►

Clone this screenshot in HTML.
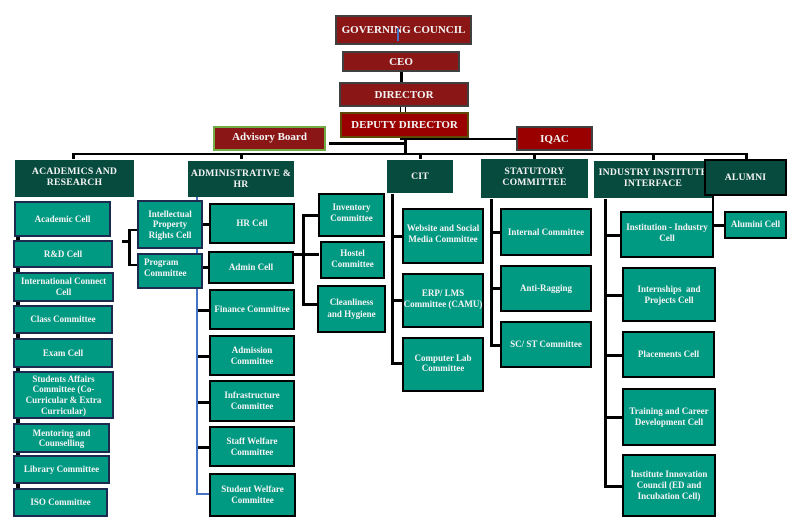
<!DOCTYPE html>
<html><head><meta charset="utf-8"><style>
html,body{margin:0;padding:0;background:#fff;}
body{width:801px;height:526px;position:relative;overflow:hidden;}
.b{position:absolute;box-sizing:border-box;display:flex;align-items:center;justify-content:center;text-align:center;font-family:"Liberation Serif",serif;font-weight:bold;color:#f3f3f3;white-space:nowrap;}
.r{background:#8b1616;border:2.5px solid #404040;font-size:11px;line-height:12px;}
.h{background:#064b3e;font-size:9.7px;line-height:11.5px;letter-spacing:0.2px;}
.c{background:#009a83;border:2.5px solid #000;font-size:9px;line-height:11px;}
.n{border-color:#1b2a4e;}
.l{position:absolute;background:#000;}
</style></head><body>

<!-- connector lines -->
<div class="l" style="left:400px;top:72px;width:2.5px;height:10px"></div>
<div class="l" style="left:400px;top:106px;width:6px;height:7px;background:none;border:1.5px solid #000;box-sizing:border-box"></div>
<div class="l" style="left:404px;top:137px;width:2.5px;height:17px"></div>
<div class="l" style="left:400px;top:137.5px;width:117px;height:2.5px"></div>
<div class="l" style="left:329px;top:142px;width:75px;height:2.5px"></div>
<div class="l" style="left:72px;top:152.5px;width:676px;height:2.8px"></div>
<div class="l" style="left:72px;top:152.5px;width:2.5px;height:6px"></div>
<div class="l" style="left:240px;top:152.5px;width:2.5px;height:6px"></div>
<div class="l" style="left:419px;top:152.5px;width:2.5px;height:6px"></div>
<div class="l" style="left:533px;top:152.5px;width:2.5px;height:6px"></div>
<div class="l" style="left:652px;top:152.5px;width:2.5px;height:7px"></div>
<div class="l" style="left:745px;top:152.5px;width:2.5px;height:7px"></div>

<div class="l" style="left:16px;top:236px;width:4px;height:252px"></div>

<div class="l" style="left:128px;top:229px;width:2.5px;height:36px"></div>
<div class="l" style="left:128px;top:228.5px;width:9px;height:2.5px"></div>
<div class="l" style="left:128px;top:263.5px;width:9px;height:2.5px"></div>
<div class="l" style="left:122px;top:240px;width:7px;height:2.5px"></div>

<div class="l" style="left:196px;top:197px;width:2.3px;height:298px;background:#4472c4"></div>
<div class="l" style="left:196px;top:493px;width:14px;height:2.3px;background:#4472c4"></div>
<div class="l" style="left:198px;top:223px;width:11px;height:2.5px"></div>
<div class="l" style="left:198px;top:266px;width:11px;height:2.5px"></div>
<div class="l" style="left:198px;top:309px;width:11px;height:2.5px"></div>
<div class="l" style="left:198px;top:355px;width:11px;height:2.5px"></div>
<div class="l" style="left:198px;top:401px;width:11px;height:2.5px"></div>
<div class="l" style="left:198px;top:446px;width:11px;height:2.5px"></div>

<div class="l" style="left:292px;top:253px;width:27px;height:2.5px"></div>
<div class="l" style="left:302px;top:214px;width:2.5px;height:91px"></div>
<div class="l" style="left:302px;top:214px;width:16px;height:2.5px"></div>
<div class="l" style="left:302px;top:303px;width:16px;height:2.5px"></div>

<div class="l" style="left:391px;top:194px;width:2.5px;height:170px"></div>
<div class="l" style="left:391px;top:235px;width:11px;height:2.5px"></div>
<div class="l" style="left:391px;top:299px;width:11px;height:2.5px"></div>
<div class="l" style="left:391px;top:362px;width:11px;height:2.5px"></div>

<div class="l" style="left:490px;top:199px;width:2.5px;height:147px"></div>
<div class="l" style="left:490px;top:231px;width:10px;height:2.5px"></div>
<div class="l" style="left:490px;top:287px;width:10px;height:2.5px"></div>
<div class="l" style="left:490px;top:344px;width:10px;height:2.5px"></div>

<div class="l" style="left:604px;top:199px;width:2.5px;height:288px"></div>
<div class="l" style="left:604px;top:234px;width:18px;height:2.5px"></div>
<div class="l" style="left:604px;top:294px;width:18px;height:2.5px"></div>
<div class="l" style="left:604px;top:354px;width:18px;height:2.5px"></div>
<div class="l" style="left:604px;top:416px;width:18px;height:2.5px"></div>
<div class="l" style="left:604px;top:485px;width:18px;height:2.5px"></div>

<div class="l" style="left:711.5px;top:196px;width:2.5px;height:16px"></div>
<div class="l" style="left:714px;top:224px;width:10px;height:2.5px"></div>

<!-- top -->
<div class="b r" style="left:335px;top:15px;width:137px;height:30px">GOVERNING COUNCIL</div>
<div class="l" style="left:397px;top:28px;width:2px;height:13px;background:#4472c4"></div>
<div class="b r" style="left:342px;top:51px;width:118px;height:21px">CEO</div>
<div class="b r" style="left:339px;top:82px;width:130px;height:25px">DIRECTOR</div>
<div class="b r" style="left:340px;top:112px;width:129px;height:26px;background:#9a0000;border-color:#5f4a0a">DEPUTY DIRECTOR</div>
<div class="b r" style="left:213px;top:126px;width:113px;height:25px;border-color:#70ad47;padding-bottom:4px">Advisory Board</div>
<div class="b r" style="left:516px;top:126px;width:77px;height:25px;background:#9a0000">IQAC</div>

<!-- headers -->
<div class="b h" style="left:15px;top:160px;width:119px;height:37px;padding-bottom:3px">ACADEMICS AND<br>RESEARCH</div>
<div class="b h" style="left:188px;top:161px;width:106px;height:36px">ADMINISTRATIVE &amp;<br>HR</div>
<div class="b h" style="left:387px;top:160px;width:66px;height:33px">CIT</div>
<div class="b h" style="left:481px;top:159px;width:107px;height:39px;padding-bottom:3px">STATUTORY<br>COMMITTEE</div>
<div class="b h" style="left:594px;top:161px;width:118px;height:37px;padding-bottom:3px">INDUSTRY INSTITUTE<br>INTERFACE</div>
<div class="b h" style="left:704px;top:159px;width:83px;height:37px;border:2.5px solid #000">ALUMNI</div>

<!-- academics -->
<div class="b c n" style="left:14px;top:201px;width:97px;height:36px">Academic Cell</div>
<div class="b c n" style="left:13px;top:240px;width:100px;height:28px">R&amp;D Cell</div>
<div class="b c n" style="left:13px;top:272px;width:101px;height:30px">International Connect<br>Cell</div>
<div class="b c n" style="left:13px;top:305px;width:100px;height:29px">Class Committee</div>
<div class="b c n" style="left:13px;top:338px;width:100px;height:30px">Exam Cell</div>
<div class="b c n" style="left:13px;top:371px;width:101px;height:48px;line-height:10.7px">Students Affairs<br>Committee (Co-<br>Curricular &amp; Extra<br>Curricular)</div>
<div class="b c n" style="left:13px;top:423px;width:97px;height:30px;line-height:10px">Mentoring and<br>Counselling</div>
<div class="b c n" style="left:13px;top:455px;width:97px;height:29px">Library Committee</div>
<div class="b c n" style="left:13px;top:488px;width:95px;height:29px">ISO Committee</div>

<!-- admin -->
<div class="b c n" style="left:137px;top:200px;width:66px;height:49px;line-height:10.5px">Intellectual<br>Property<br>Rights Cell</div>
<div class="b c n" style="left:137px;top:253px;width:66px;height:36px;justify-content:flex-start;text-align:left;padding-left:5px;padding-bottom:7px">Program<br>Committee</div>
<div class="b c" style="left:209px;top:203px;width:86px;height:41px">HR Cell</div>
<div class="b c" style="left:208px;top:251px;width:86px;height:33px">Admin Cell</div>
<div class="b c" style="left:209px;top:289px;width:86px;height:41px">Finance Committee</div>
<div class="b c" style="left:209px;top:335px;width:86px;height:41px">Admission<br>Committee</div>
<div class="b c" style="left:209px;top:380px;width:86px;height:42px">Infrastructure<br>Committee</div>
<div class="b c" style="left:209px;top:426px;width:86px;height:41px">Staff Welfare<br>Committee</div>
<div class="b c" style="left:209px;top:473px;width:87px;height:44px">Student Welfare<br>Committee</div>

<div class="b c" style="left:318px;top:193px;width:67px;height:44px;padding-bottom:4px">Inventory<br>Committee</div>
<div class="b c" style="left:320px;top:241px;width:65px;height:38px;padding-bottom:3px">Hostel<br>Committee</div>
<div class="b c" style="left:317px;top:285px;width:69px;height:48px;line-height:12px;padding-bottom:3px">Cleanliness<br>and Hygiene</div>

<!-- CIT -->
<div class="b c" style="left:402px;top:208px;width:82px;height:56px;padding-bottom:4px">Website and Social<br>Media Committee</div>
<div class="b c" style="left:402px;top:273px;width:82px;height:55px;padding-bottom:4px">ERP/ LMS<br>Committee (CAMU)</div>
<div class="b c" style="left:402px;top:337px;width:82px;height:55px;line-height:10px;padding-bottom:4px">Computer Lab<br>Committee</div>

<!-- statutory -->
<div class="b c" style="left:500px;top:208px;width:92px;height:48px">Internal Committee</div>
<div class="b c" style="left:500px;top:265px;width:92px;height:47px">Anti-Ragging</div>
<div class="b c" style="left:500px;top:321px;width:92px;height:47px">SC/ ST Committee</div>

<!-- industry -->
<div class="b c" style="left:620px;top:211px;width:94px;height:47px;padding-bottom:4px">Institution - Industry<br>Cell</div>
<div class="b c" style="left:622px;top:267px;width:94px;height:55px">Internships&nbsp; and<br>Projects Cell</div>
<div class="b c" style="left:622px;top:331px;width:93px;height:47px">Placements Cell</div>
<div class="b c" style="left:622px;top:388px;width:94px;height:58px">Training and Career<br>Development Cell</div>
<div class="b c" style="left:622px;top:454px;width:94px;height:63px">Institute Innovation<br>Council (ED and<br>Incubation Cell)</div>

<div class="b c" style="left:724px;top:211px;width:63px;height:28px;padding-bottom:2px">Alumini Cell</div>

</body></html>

◄

Repeat the lines exactly as they stand, from the opening line of the data through the line with "</style></head><body>". Pictures stay out of the copy.

Clone this screenshot in HTML.
<!DOCTYPE html>
<html><head><meta charset="utf-8"><style>
html,body{margin:0;padding:0;background:#fff;}
body{width:801px;height:526px;position:relative;overflow:hidden;}
.b{position:absolute;box-sizing:border-box;display:flex;align-items:center;justify-content:center;text-align:center;font-family:"Liberation Serif",serif;font-weight:bold;color:#f3f3f3;white-space:nowrap;}
.r{background:#8b1616;border:2.5px solid #404040;font-size:11px;line-height:12px;}
.h{background:#064b3e;font-size:9.7px;line-height:11.5px;letter-spacing:0.2px;}
.c{background:#009a83;border:2.5px solid #000;font-size:9px;line-height:11px;}
.n{border-color:#1b2a4e;}
.l{position:absolute;background:#000;}
</style></head><body>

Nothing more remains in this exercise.